Six months after his term in Afghanistan ended, Williams wanted to re-enlist and fight in Iraq. His dad, Jack, protested, but Williams insisted.
"He said if he didn't go back, somebody else would have to," Jack Williams said.
After almost two years, it's still hard to cope with his son's death, the father said.
"Moments get further apart, but when they come back, they're just as bad."
But not all the memories are sad. Lettau, Jack Williams and Christian's brother Vincent Williams laughed about a photo they saw of clean-cut Christian wrist-deep in grease and oil trying to fix a car.
"He used to be a little preppy boy," Lettau said, adding he and others called Williams a metrosexual for being so cleanly dressed and well-manicured.
He was short, too, his family said. Vincent Williams said he stood about 3 inches taller than his brother, who was 10 years his senior. "He would never admit it, though," Vincent said.

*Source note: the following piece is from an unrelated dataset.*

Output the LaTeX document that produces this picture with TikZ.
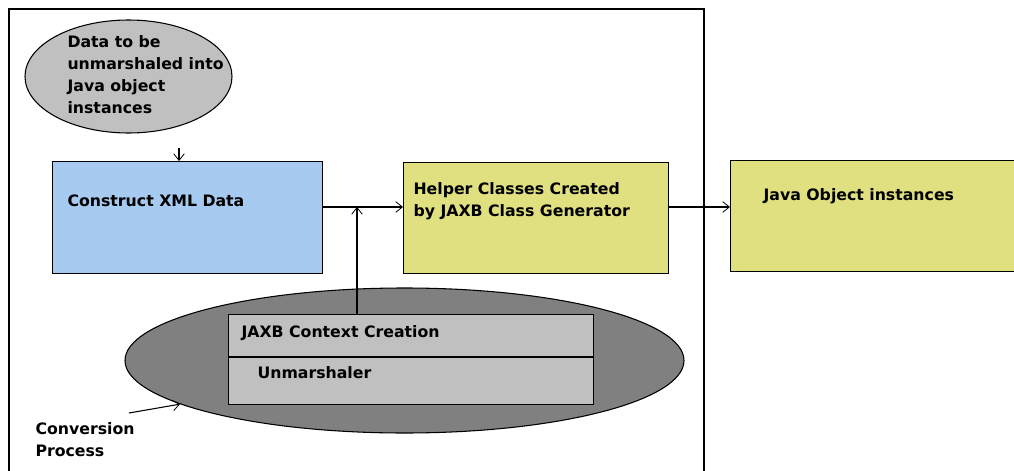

The Williamses weren't alone with the laughs and sorrow they shared in remembering their loved one at the Memorial Day ceremony.
Patricia Norwood, 41, of Brooksville knelt by the grave of her father, a World War II veteran who died in 1992.
Betty Peltz, 75, of Leesburg came to honor her late husband, Joseph, a Vietnam veteran who died June 14, Flag Day, in 2005. The two met on a blind date in January 1952 and got married on July 5 that same year.
Pablo Remis, 7, wore a military blazer, a green hat and a black tie as he roamed about the cemetery telling stories of his grandfather, Johnnie Reaves. Reaves, a World War II veteran, died in January.
Young and old, those who ventured to the cemetery Monday wanted to hear of, share of and commemorate those whose stories are forever tucked away in rows of gray.
That's comforting to Vincent Williams, who still has people tell him stories about his brother, Christian.
"People get afraid they're going to be forgotten," Vincent said. "My brother never will."